A talented artist and creative person in many other areas, he sculpted in clay, bronze, and granite, carved and printed multicolor woodblocks, and used his woodworking skills to build everything from tiny jewel boxes to intricate dollhouses to custom furniture. He was always inventing minor domestic improvements, including a hands-free door opener, a bird feeder squirrel deterrent, and a “better mouse trap” that he tried to patent. He was a bibliophile who collected and preserved all kinds of books, treasured his status as a proprietor of the Portsmouth Athenaeum, and spent the last several years finalizing his memoirs for publication.
Joe was born in McAlester, Okla., on Dec. 17, 1915, son of the Rev. James A.T. and Florence Youngblood Parks and brother of Mary Parks White. He was extremely proud of his Cherokee grandparents who had come to Indian Territory over the Trail of Tears. He graduated from Oklahoma A. & M. College (now Oklahoma State University) in 1939 with a bachelor’s degree in Public Administration.
While at A&M he began his lifelong work with computing machines. Joe moved to Washington, D.C., after his graduation and soon met his future wife, Florence Evans, whom he married in 1941. They were happily married for 58 years until her death in 1999.

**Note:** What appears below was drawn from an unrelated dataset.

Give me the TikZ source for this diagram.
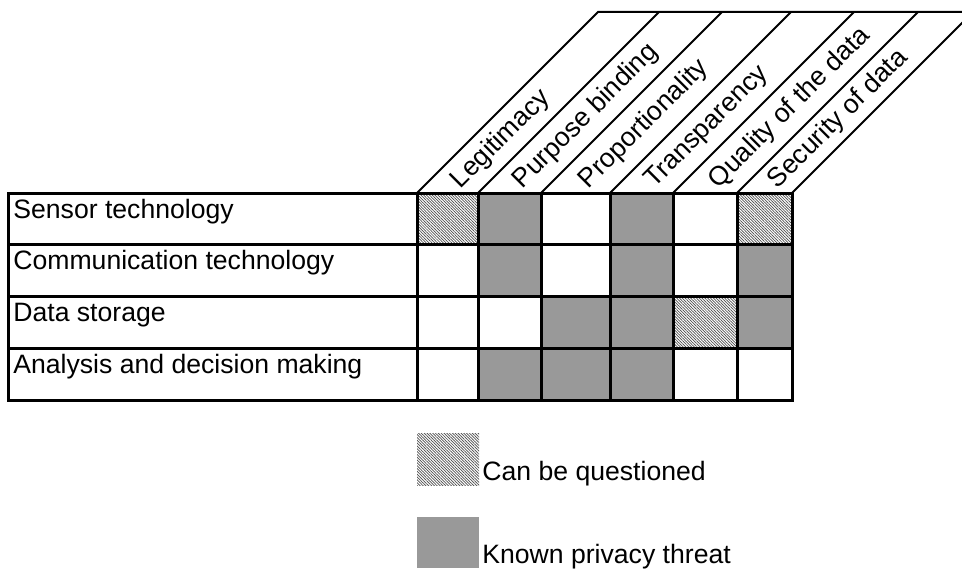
\documentclass[tikz,border=0pt]{standalone}
\usepackage{fontspec}
\setmainfont{Liberation Sans}
\usetikzlibrary{patterns.meta}
\definecolor{threat}{gray}{0.6}

\begin{document}
\begin{tikzpicture}[x=0.5pt,y=0.5pt,
  font=\fontsize{13.3}{15}\selectfont,
  known/.style={fill=threat},
  doubt/.style={pattern={Lines[angle=-45,distance=1pt,line width=0.35pt]},pattern color=black!70},
  grid/.style={line width=1.5pt},
  slant/.style={line width=1pt},
  head/.style={rotate=45,anchor=west,inner sep=0pt},
  row/.style={anchor=base west,inner sep=0pt}]

\clip (0,0) rectangle (962,569);

% questionable cells
\fill[doubt] (417,325) rectangle (478,376);
\fill[doubt] (737,325) rectangle (792,376);
\fill[doubt] (673,221) rectangle (737,273);

% known threats
\fill[known] (478,325) rectangle (541,376);
\fill[known] (610,325) rectangle (673,376);
\fill[known] (478,273) rectangle (541,325);
\fill[known] (610,273) rectangle (673,325);
\fill[known] (737,273) rectangle (792,325);
\fill[known] (541,221) rectangle (673,273);
\fill[known] (737,221) rectangle (792,273);
\fill[known] (478,169) rectangle (673,221);

% table
\draw[grid] (8,169) rectangle (792,376);
\draw[grid] (8,325) -- (792,325);
\draw[grid] (8,273) -- (792,273);
\draw[grid] (8,221) -- (792,221);
\draw[grid] (417,169) -- (417,376);
\draw[grid] (478,169) -- (478,376);
\draw[grid] (541,169) -- (541,376);
\draw[grid] (610,169) -- (610,376);
\draw[grid] (673,169) -- (673,376);
\draw[grid] (737,169) -- (737,376);

% slanted header
\draw[slant] (417,376) -- (598,557) -- (962,557);
\draw[slant] (478,376) -- (659,557);
\draw[slant] (541,376) -- (722,557);
\draw[slant] (610,376) -- (791,557);
\draw[slant] (673,376) -- (854,557);
\draw[slant] (737,376) -- (918,557);
\draw[slant] (792,376) -- (973,557);

\node[head] (legit) at (455.8,384.3) {Legitimacy};
\node[head] (purpose) at (517.8,384.3) {Purpose binding};
\node[head] (propor) at (583.8,384.3) {Proportionality};
\node[head] (transp) at (649.8,384.3) {Transparency};
\node[head] (quality) at (713.3,384.3) {Quality of the data};
\node[head] (secur) at (772.8,384.3) {Security of data};

% row labels
\node[row] (sensor) at (13,351) {Sensor technology};
\node[row] (comm) at (13,300) {Communication technology};
\node[row] (store) at (13,248) {Data storage};
\node[row] (analysis) at (13,196) {Analysis and decision making};

% legend
\fill[doubt] (417,84) rectangle (479,136);
\node[row] (questioned) at (482,89) {Can be questioned};
\fill[known] (417,1) rectangle (479,52);
\node[row] (threat) at (482,6) {Known privacy threat};

\end{tikzpicture}
\end{document}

Recruited by IBM as part of the Lend-Lease war effort, Joe received a commission from the Army shortly after Pearl Harbor. He served in the medical corps in England and France as a supply officer and was one of only a handful of headquarters soldiers to be awarded the Bronze Star. After the war, Joe began a career in public service, beginning with the Veterans’ Administration and culminating in his retirement as a Deputy Director at the Department of Health, Education, and Welfare. In addition to his government work, he was a managing director for RCA and a marketing director at Booz Allen Hamilton.
After his retirement, Joe and Florence moved to Dover, N.H. to be near their daughter, Kathryn and her family. Joe and Florence believed that service to one’s community was a basic responsibility and were engaged in their communities throughout their lives.
In Dover, Joe immediately became an active member of the First Parish Church of Dover, serving as both a deacon and a warden, offered his services to the city of Dover as a computer consultant, became active in the Republican Party, serving as Chairperson of the Strafford County Republicans, and was a corporator of Wentworth-Douglass Hospital.
In 1984, he first ran for a seat in the New Hampshire legislature, conducting a door-to-door campaign from his bicycle, and ultimately served four terms. He was named a Rotary Paul Harris Fellow in 1998 in recognition of his service to his community.
Joe leaves his daughter, Anne Parks-Goss and her husband, Vladimir, of Hillsborough, N. C., granddaughter, Christine Goss of Lewisburg, W.Va.; his daughter, Kathryn Forbes of Dover, granddaughter, Moira Forbes and her husband, Jared Hughes of Arlington, Va., grandson, Kenneth Forbes and his wife, Connie, of Stowe, Vt., granddaughter, Megan Forbes and her husband, Richard Brown of Brooklyn, N.Y., four great-grandchildren, nieces, nephews, and his beloved poodle, Buzz.
A celebration of his life will be held at the First Parish Church, Congregational, Dover, N.H. on Saturday, April 10, at 10 a.m. Calling hours will be Friday, April 9, from 2 p.m. to 4 p.m. and 6 p.m. to 8 p.m. at the Wiggin Purdy Funeral Home in Dover. Family flowers only.
Memorial donations may be made to the Dover Adult Learning Center of Strafford County, or to the City of Dover Joe B. Parks Riverwalk Garden.